**Work instructions:** Leave out the pictures and reproduce all of the data exactly.

== == ==

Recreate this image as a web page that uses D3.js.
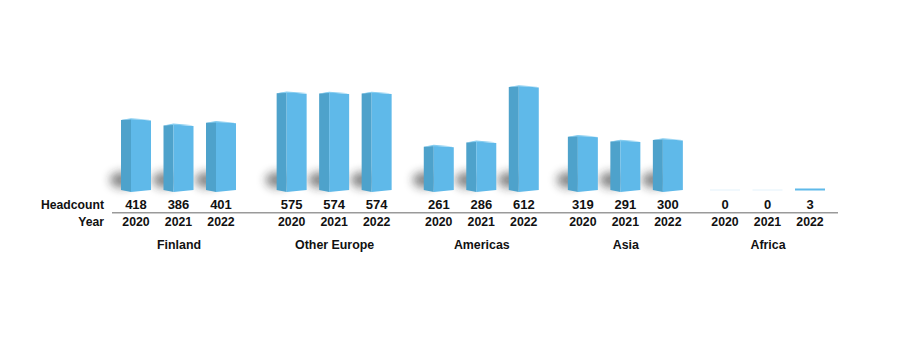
<!DOCTYPE html>
<html><head><meta charset="utf-8">
<script src="https://cdn.jsdelivr.net/npm/d3@7"></script>
<style>body{margin:0;background:#fff}svg{display:block}text{font-family:"Liberation Sans",Arial,sans-serif;font-weight:bold;fill:#111}</style>
</head><body>
<script>
const regions = ["Finland","Other Europe","Americas","Asia","Africa"];
const years = ["2020","2021","2022"];
const headcount = [
  [418,386,401],
  [575,574,574],
  [261,286,612],
  [319,291,300],
  [0,0,3]
];
const rowLabels = ["Headcount","Year"];

const W=900,H=344;
const svg=d3.select("body").append("svg").attr("width",W).attr("height",H);
const defs=svg.append("defs");
const f=defs.append("filter").attr("id","blur").attr("x","-100%").attr("y","-100%").attr("width","300%").attr("height","300%");
f.append("feGaussianBlur").attr("stdDeviation",5);

// slight perspective: group spacing shrinks to the right
const xg=d3.scalePow().exponent(0.96).domain([0,regions.length-1]).range([179,768]);
const x1=d3.scalePoint().domain(years).range([-43,42]);
const y=d3.scaleLinear().domain([0,612]).range([190,86]);
const barW=30, sideW=10;

const data=[];
regions.forEach((r,i)=>years.forEach((yr,j)=>data.push({r,yr,v:headcount[i][j],cx:xg(i)+x1(yr)})));

const g=svg.append("g");
// shadows
g.selectAll("ellipse.sh").data(data.filter(d=>d.v>10)).join("ellipse")
  .attr("cx",d=>d.cx-barW/2+1).attr("cy",d=>y(0)-10).attr("rx",12).attr("ry",8)
  .attr("fill","#222").attr("opacity",0.55).attr("filter","url(#blur)");

data.forEach(d=>{
  const L=d.cx-barW/2, R=d.cx+barW/2, M=L+sideW;
  const top=y(d.v), bot=y(0);
  if(d.v===0){
    g.append("line").attr("x1",L).attr("x2",R).attr("y1",bot).attr("y2",bot).attr("stroke","#e3f2fb").attr("stroke-width",1);
    return;
  }
  const h=bot-top;
  if(h<3){
    g.append("rect").attr("x",L).attr("y",bot-1.5).attr("width",barW).attr("height",2).attr("fill","#5fb9e9");
    return;
  }
  g.append("path").attr("d",`M${L},${top+1} L${M},${top} L${M},${bot+2} L${L},${bot} Z`).attr("fill","#4ea2cb");
  g.append("path").attr("d",`M${M},${top} L${R},${top+1.5} L${R},${bot} L${M},${bot+2} Z`).attr("fill","#5fb9e9");
  g.append("path").attr("d",`M${L},${top+1} L${M},${top-0.8} L${R},${top+0.8} L${M},${top+0.6} Z`).attr("fill","#86cdf0");
});

svg.selectAll("text.val").data(data).join("text").attr("class","val")
  .attr("x",d=>d.cx).attr("y",209).attr("text-anchor","middle").attr("font-size",13).text(d=>d.v);
svg.selectAll("text.yr").data(data).join("text").attr("class","yr")
  .attr("x",d=>d.cx).attr("y",225.5).attr("text-anchor","middle").attr("font-size",12.3).text(d=>d.yr);
svg.selectAll("text.reg").data(regions).join("text").attr("class","reg")
  .attr("x",(d,i)=>xg(i)).attr("y",249.3).attr("text-anchor","middle").attr("font-size",12.4).text(d=>d);

svg.append("line").attr("x1",112).attr("x2",838).attr("y1",212.7).attr("y2",212.7).attr("stroke","#9a9a9a").attr("stroke-width",1.5);

svg.append("text").attr("x",104).attr("y",209.3).attr("text-anchor","end").attr("font-size",12.2).text(rowLabels[0]);
svg.append("text").attr("x",104).attr("y",225.5).attr("text-anchor","end").attr("font-size",12.2).text(rowLabels[1]);
</script>
</body></html>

== == ==

**Result for this task:**
Recreate this image as a web page that uses D3.js.
<!DOCTYPE html>
<html><head><meta charset="utf-8">
<script src="https://cdn.jsdelivr.net/npm/d3@7"></script>
<style>body{margin:0;background:#fff}svg{display:block}text{font-family:"Liberation Sans",Arial,sans-serif;font-weight:bold;fill:#111}</style>
</head><body>
<script>
const regions = ["Finland","Other Europe","Americas","Asia","Africa"];
const years = ["2020","2021","2022"];
const headcount = [
  [418,386,401],
  [575,574,574],
  [261,286,612],
  [319,291,300],
  [0,0,3]
];
const rowLabels = ["Headcount","Year"];

const W=900,H=344;
const svg=d3.select("body").append("svg").attr("width",W).attr("height",H);
const defs=svg.append("defs");
const f=defs.append("filter").attr("id","blur").attr("x","-100%").attr("y","-100%").attr("width","300%").attr("height","300%");
f.append("feGaussianBlur").attr("stdDeviation",5);

// slight perspective: group spacing shrinks to the right
const xg=d3.scalePow().exponent(0.96).domain([0,regions.length-1]).range([179,768]);
const x1=d3.scalePoint().domain(years).range([-43,42]);
const y=d3.scaleLinear().domain([0,612]).range([190,86]);
const barW=30, sideW=10;

const data=[];
regions.forEach((r,i)=>years.forEach((yr,j)=>data.push({r,yr,v:headcount[i][j],cx:xg(i)+x1(yr)})));

const g=svg.append("g");
// shadows
g.selectAll("ellipse.sh").data(data.filter(d=>d.v>10)).join("ellipse")
  .attr("cx",d=>d.cx-barW/2+1).attr("cy",d=>y(0)-10).attr("rx",12).attr("ry",8)
  .attr("fill","#222").attr("opacity",0.55).attr("filter","url(#blur)");

data.forEach(d=>{
  const L=d.cx-barW/2, R=d.cx+barW/2, M=L+sideW;
  const top=y(d.v), bot=y(0);
  if(d.v===0){
    g.append("line").attr("x1",L).attr("x2",R).attr("y1",bot).attr("y2",bot).attr("stroke","#e3f2fb").attr("stroke-width",1);
    return;
  }
  const h=bot-top;
  if(h<3){
    g.append("rect").attr("x",L).attr("y",bot-1.5).attr("width",barW).attr("height",2).attr("fill","#5fb9e9");
    return;
  }
  g.append("path").attr("d",`M${L},${top+1} L${M},${top} L${M},${bot+2} L${L},${bot} Z`).attr("fill","#4ea2cb");
  g.append("path").attr("d",`M${M},${top} L${R},${top+1.5} L${R},${bot} L${M},${bot+2} Z`).attr("fill","#5fb9e9");
  g.append("path").attr("d",`M${L},${top+1} L${M},${top-0.8} L${R},${top+0.8} L${M},${top+0.6} Z`).attr("fill","#86cdf0");
});

svg.selectAll("text.val").data(data).join("text").attr("class","val")
  .attr("x",d=>d.cx).attr("y",209).attr("text-anchor","middle").attr("font-size",13).text(d=>d.v);
svg.selectAll("text.yr").data(data).join("text").attr("class","yr")
  .attr("x",d=>d.cx).attr("y",225.5).attr("text-anchor","middle").attr("font-size",12.3).text(d=>d.yr);
svg.selectAll("text.reg").data(regions).join("text").attr("class","reg")
  .attr("x",(d,i)=>xg(i)).attr("y",249.3).attr("text-anchor","middle").attr("font-size",12.4).text(d=>d);

svg.append("line").attr("x1",112).attr("x2",838).attr("y1",212.7).attr("y2",212.7).attr("stroke","#9a9a9a").attr("stroke-width",1.5);

svg.append("text").attr("x",104).attr("y",209.3).attr("text-anchor","end").attr("font-size",12.2).text(rowLabels[0]);
svg.append("text").attr("x",104).attr("y",225.5).attr("text-anchor","end").attr("font-size",12.2).text(rowLabels[1]);
</script>
</body></html>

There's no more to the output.